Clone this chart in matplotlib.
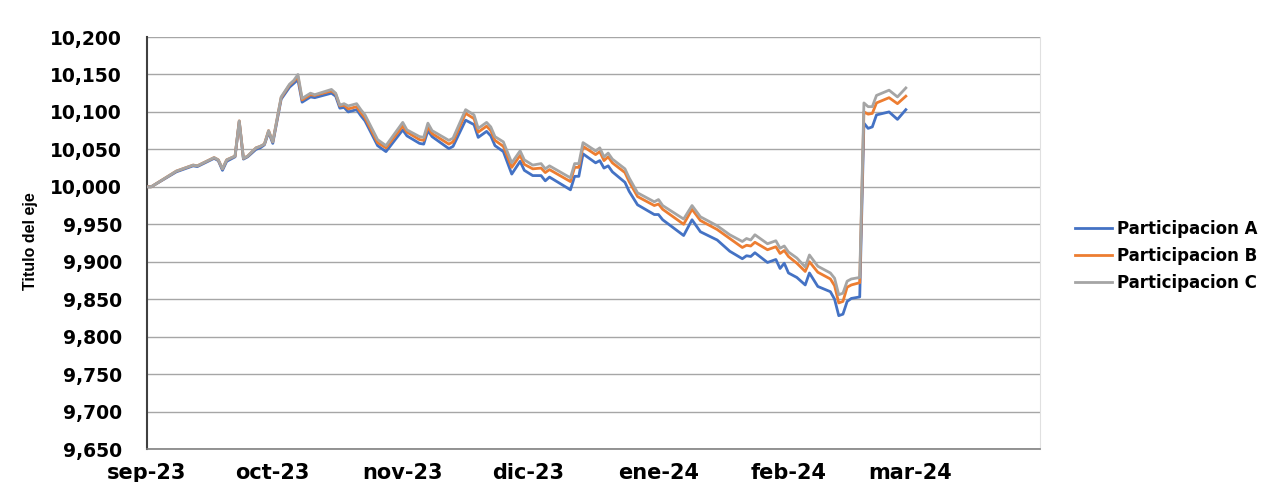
import matplotlib
matplotlib.use("Agg")
import matplotlib.pyplot as plt
import matplotlib.ticker as mticker
import pandas as pd

dates = [
    "2023-09-01", "2023-09-02", "2023-09-08", "2023-09-12", "2023-09-13", "2023-09-17", "2023-09-18",
    "2023-09-19", "2023-09-20", "2023-09-22", "2023-09-23", "2023-09-24", "2023-09-25", "2023-09-27",
    "2023-09-28", "2023-09-29", "2023-09-30",
    "2023-10-01", "2023-10-03", "2023-10-05", "2023-10-06", "2023-10-07", "2023-10-08", "2023-10-10",
    "2023-10-11", "2023-10-15", "2023-10-16", "2023-10-17", "2023-10-18", "2023-10-19", "2023-10-21",
    "2023-10-22", "2023-10-23", "2023-10-26", "2023-10-28",
    "2023-11-01", "2023-11-02", "2023-11-05", "2023-11-06", "2023-11-07", "2023-11-08", "2023-11-12",
    "2023-11-13", "2023-11-16", "2023-11-18", "2023-11-19", "2023-11-21", "2023-11-22", "2023-11-23",
    "2023-11-25", "2023-11-27", "2023-11-29", "2023-11-30",
    "2023-12-02", "2023-12-04", "2023-12-05", "2023-12-06", "2023-12-11", "2023-12-12", "2023-12-13",
    "2023-12-14", "2023-12-17", "2023-12-18", "2023-12-19", "2023-12-20", "2023-12-21", "2023-12-24",
    "2023-12-25", "2023-12-27", "2023-12-31",
    "2024-01-01", "2024-01-02", "2024-01-07", "2024-01-09", "2024-01-11", "2024-01-15", "2024-01-18",
    "2024-01-21", "2024-01-22", "2024-01-23", "2024-01-24", "2024-01-27", "2024-01-29", "2024-01-30",
    "2024-01-31",
    "2024-02-01", "2024-02-03", "2024-02-05", "2024-02-06", "2024-02-08", "2024-02-11", "2024-02-12",
    "2024-02-13", "2024-02-14", "2024-02-15", "2024-02-16", "2024-02-18", "2024-02-19", "2024-02-20",
    "2024-02-21", "2024-02-22", "2024-02-25", "2024-02-27", "2024-02-29",
]

part_a = [
    10000, 10000, 10020, 10028, 10027, 10038, 10035, 10022, 10034, 10040, 10087, 10037, 10040, 10050,
    10052, 10056, 10073,
    10058, 10117, 10133, 10138, 10143, 10113, 10120, 10119, 10125, 10121, 10105, 10106, 10100, 10103,
    10095, 10088, 10055, 10047,
    10076, 10068, 10058, 10057, 10075, 10067, 10051, 10054, 10089, 10083, 10066, 10074, 10068, 10055,
    10047, 10017, 10034, 10022,
    10015, 10015, 10008, 10013, 9996, 10014, 10014, 10044, 10032, 10035, 10025, 10028, 10020, 10006,
    9994, 9976, 9963,
    9963, 9956, 9935, 9956, 9940, 9929, 9914, 9904, 9908, 9907, 9912, 9899, 9903, 9891, 9898,
    9885, 9879, 9869, 9885, 9867, 9860, 9850, 9828, 9830, 9847, 9851, 9853, 10085, 10078, 10080,
    10096, 10100, 10090, 10103,
]

part_b = [
    10000, 10000, 10021, 10029, 10028, 10039, 10036, 10024, 10036, 10041, 10088, 10038, 10041, 10052,
    10054, 10057, 10075,
    10060, 10119, 10136, 10141, 10147, 10116, 10123, 10122, 10128, 10124, 10108, 10109, 10104, 10107,
    10099, 10092, 10059, 10052,
    10081, 10073, 10063, 10062, 10080, 10071, 10057, 10060, 10098, 10091, 10073, 10081, 10075, 10062,
    10054, 10026, 10042, 10030,
    10024, 10025, 10019, 10023, 10007, 10026, 10026, 10054, 10043, 10047, 10035, 10040, 10032, 10019,
    10007, 9987, 9975,
    9977, 9970, 9950, 9970, 9955, 9943, 9931, 9919, 9922, 9921, 9926, 9916, 9920, 9911, 9915,
    9907, 9898, 9887, 9900, 9886, 9877, 9868, 9845, 9847, 9866, 9869, 9872, 10100, 10097, 10098,
    10112, 10119, 10111, 10121,
]

part_c = [
    10000, 10000, 10021, 10029, 10028, 10039, 10036, 10024, 10036, 10041, 10088, 10038, 10041, 10052,
    10054, 10057, 10075,
    10060, 10120, 10137, 10142, 10150, 10118, 10125, 10123, 10130, 10125, 10109, 10111, 10108, 10111,
    10103, 10096, 10063, 10055,
    10086, 10076, 10067, 10066, 10085, 10075, 10062, 10065, 10103, 10096, 10078, 10086, 10080, 10067,
    10060, 10032, 10048, 10036,
    10029, 10031, 10024, 10028, 10012, 10031, 10031, 10059, 10048, 10052, 10040, 10045, 10037, 10024,
    10012, 9992, 9980,
    9983, 9975, 9957, 9975, 9960, 9948, 9936, 9927, 9931, 9929, 9936, 9924, 9928, 9918, 9921,
    9913, 9905, 9893, 9909, 9894, 9885, 9878, 9856, 9858, 9874, 9877, 9879, 10112, 10107, 10107,
    10122, 10129, 10120, 10132,
]

series_names = ["Participacion A", "Participacion B", "Participacion C"]
series_colors = ["#4472C4", "#ED7D31", "#A5A5A5"]

month_ticks = ["2023-09-01", "2023-10-01", "2023-11-01", "2023-12-01", "2024-01-01", "2024-02-01", "2024-03-01"]
month_labels = ["sep-23", "oct-23", "nov-23", "dic-23", "ene-24", "feb-24", "mar-24"]
y_title = "Titulo del eje"

x = pd.to_datetime(dates)

W, H = 1267, 482
fig = plt.figure(figsize=(W / 100, H / 100), dpi=100)
ax = fig.add_axes([147 / W, 1 - 449 / H, (1040 - 147) / W, (449 - 37) / H])

for vals, name, col in zip([part_a, part_b, part_c], series_names, series_colors):
    ax.plot(x, vals, color=col, lw=2.0, label=name, solid_joinstyle="round", zorder=3)

ax.set_xlim(pd.Timestamp("2023-09-01"), pd.Timestamp("2024-04-01"))
ax.set_ylim(9650, 10200)
ax.yaxis.set_major_locator(mticker.MultipleLocator(50))
ax.yaxis.set_major_formatter(mticker.FuncFormatter(lambda v, p: f"{v:,.0f}"))
ax.grid(axis="y", color="#a6a6a6", lw=1.0, zorder=0)
ax.set_axisbelow(True)

ax.set_xticks(pd.to_datetime(month_ticks))
ax.set_xticklabels(month_labels)

for lbl in ax.get_yticklabels():
    lbl.set_fontweight("bold")
    lbl.set_fontsize(13.5)
for lbl in ax.get_xticklabels():
    lbl.set_fontweight("bold")
    lbl.set_fontsize(15)

ax.tick_params(axis="y", length=0, pad=18)
ax.tick_params(axis="x", length=0, pad=10)

ax.spines["top"].set_visible(False)
ax.spines["right"].set_color("#e0e0e0")
ax.spines["right"].set_linewidth(0.8)
ax.spines["left"].set_color("#404040")
ax.spines["left"].set_linewidth(1.5)
ax.spines["bottom"].set_color("#808080")
ax.spines["bottom"].set_linewidth(1.2)

fig.text(30 / W, 1 - 241 / H, y_title, rotation=90, ha="center", va="center",
         fontsize=11.5, family="Liberation Sans", fontweight="bold")

fig.legend(loc="center left", bbox_to_anchor=(1060 / W, 1 - 256 / H), frameon=False,
           prop={"weight": "bold", "size": 12}, handlelength=2.2, handletextpad=0.3,
           labelspacing=0.55)

fig.savefig("out.png", dpi=100)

──────────────────────────────

• [REQUIRED WORK]:
Copy out the whole listing exactly, and don't carry over any pictures.

• [EXERCISE OUTPUT]:
Clone this chart in matplotlib.
import matplotlib
matplotlib.use("Agg")
import matplotlib.pyplot as plt
import matplotlib.ticker as mticker
import pandas as pd

dates = [
    "2023-09-01", "2023-09-02", "2023-09-08", "2023-09-12", "2023-09-13", "2023-09-17", "2023-09-18",
    "2023-09-19", "2023-09-20", "2023-09-22", "2023-09-23", "2023-09-24", "2023-09-25", "2023-09-27",
    "2023-09-28", "2023-09-29", "2023-09-30",
    "2023-10-01", "2023-10-03", "2023-10-05", "2023-10-06", "2023-10-07", "2023-10-08", "2023-10-10",
    "2023-10-11", "2023-10-15", "2023-10-16", "2023-10-17", "2023-10-18", "2023-10-19", "2023-10-21",
    "2023-10-22", "2023-10-23", "2023-10-26", "2023-10-28",
    "2023-11-01", "2023-11-02", "2023-11-05", "2023-11-06", "2023-11-07", "2023-11-08", "2023-11-12",
    "2023-11-13", "2023-11-16", "2023-11-18", "2023-11-19", "2023-11-21", "2023-11-22", "2023-11-23",
    "2023-11-25", "2023-11-27", "2023-11-29", "2023-11-30",
    "2023-12-02", "2023-12-04", "2023-12-05", "2023-12-06", "2023-12-11", "2023-12-12", "2023-12-13",
    "2023-12-14", "2023-12-17", "2023-12-18", "2023-12-19", "2023-12-20", "2023-12-21", "2023-12-24",
    "2023-12-25", "2023-12-27", "2023-12-31",
    "2024-01-01", "2024-01-02", "2024-01-07", "2024-01-09", "2024-01-11", "2024-01-15", "2024-01-18",
    "2024-01-21", "2024-01-22", "2024-01-23", "2024-01-24", "2024-01-27", "2024-01-29", "2024-01-30",
    "2024-01-31",
    "2024-02-01", "2024-02-03", "2024-02-05", "2024-02-06", "2024-02-08", "2024-02-11", "2024-02-12",
    "2024-02-13", "2024-02-14", "2024-02-15", "2024-02-16", "2024-02-18", "2024-02-19", "2024-02-20",
    "2024-02-21", "2024-02-22", "2024-02-25", "2024-02-27", "2024-02-29",
]

part_a = [
    10000, 10000, 10020, 10028, 10027, 10038, 10035, 10022, 10034, 10040, 10087, 10037, 10040, 10050,
    10052, 10056, 10073,
    10058, 10117, 10133, 10138, 10143, 10113, 10120, 10119, 10125, 10121, 10105, 10106, 10100, 10103,
    10095, 10088, 10055, 10047,
    10076, 10068, 10058, 10057, 10075, 10067, 10051, 10054, 10089, 10083, 10066, 10074, 10068, 10055,
    10047, 10017, 10034, 10022,
    10015, 10015, 10008, 10013, 9996, 10014, 10014, 10044, 10032, 10035, 10025, 10028, 10020, 10006,
    9994, 9976, 9963,
    9963, 9956, 9935, 9956, 9940, 9929, 9914, 9904, 9908, 9907, 9912, 9899, 9903, 9891, 9898,
    9885, 9879, 9869, 9885, 9867, 9860, 9850, 9828, 9830, 9847, 9851, 9853, 10085, 10078, 10080,
    10096, 10100, 10090, 10103,
]

part_b = [
    10000, 10000, 10021, 10029, 10028, 10039, 10036, 10024, 10036, 10041, 10088, 10038, 10041, 10052,
    10054, 10057, 10075,
    10060, 10119, 10136, 10141, 10147, 10116, 10123, 10122, 10128, 10124, 10108, 10109, 10104, 10107,
    10099, 10092, 10059, 10052,
    10081, 10073, 10063, 10062, 10080, 10071, 10057, 10060, 10098, 10091, 10073, 10081, 10075, 10062,
    10054, 10026, 10042, 10030,
    10024, 10025, 10019, 10023, 10007, 10026, 10026, 10054, 10043, 10047, 10035, 10040, 10032, 10019,
    10007, 9987, 9975,
    9977, 9970, 9950, 9970, 9955, 9943, 9931, 9919, 9922, 9921, 9926, 9916, 9920, 9911, 9915,
    9907, 9898, 9887, 9900, 9886, 9877, 9868, 9845, 9847, 9866, 9869, 9872, 10100, 10097, 10098,
    10112, 10119, 10111, 10121,
]

part_c = [
    10000, 10000, 10021, 10029, 10028, 10039, 10036, 10024, 10036, 10041, 10088, 10038, 10041, 10052,
    10054, 10057, 10075,
    10060, 10120, 10137, 10142, 10150, 10118, 10125, 10123, 10130, 10125, 10109, 10111, 10108, 10111,
    10103, 10096, 10063, 10055,
    10086, 10076, 10067, 10066, 10085, 10075, 10062, 10065, 10103, 10096, 10078, 10086, 10080, 10067,
    10060, 10032, 10048, 10036,
    10029, 10031, 10024, 10028, 10012, 10031, 10031, 10059, 10048, 10052, 10040, 10045, 10037, 10024,
    10012, 9992, 9980,
    9983, 9975, 9957, 9975, 9960, 9948, 9936, 9927, 9931, 9929, 9936, 9924, 9928, 9918, 9921,
    9913, 9905, 9893, 9909, 9894, 9885, 9878, 9856, 9858, 9874, 9877, 9879, 10112, 10107, 10107,
    10122, 10129, 10120, 10132,
]

series_names = ["Participacion A", "Participacion B", "Participacion C"]
series_colors = ["#4472C4", "#ED7D31", "#A5A5A5"]

month_ticks = ["2023-09-01", "2023-10-01", "2023-11-01", "2023-12-01", "2024-01-01", "2024-02-01", "2024-03-01"]
month_labels = ["sep-23", "oct-23", "nov-23", "dic-23", "ene-24", "feb-24", "mar-24"]
y_title = "Titulo del eje"

x = pd.to_datetime(dates)

W, H = 1267, 482
fig = plt.figure(figsize=(W / 100, H / 100), dpi=100)
ax = fig.add_axes([147 / W, 1 - 449 / H, (1040 - 147) / W, (449 - 37) / H])

for vals, name, col in zip([part_a, part_b, part_c], series_names, series_colors):
    ax.plot(x, vals, color=col, lw=2.0, label=name, solid_joinstyle="round", zorder=3)

ax.set_xlim(pd.Timestamp("2023-09-01"), pd.Timestamp("2024-04-01"))
ax.set_ylim(9650, 10200)
ax.yaxis.set_major_locator(mticker.MultipleLocator(50))
ax.yaxis.set_major_formatter(mticker.FuncFormatter(lambda v, p: f"{v:,.0f}"))
ax.grid(axis="y", color="#a6a6a6", lw=1.0, zorder=0)
ax.set_axisbelow(True)

ax.set_xticks(pd.to_datetime(month_ticks))
ax.set_xticklabels(month_labels)

for lbl in ax.get_yticklabels():
    lbl.set_fontweight("bold")
    lbl.set_fontsize(13.5)
for lbl in ax.get_xticklabels():
    lbl.set_fontweight("bold")
    lbl.set_fontsize(15)

ax.tick_params(axis="y", length=0, pad=18)
ax.tick_params(axis="x", length=0, pad=10)

ax.spines["top"].set_visible(False)
ax.spines["right"].set_color("#e0e0e0")
ax.spines["right"].set_linewidth(0.8)
ax.spines["left"].set_color("#404040")
ax.spines["left"].set_linewidth(1.5)
ax.spines["bottom"].set_color("#808080")
ax.spines["bottom"].set_linewidth(1.2)

fig.text(30 / W, 1 - 241 / H, y_title, rotation=90, ha="center", va="center",
         fontsize=11.5, family="Liberation Sans", fontweight="bold")

fig.legend(loc="center left", bbox_to_anchor=(1060 / W, 1 - 256 / H), frameon=False,
           prop={"weight": "bold", "size": 12}, handlelength=2.2, handletextpad=0.3,
           labelspacing=0.55)

fig.savefig("out.png", dpi=100)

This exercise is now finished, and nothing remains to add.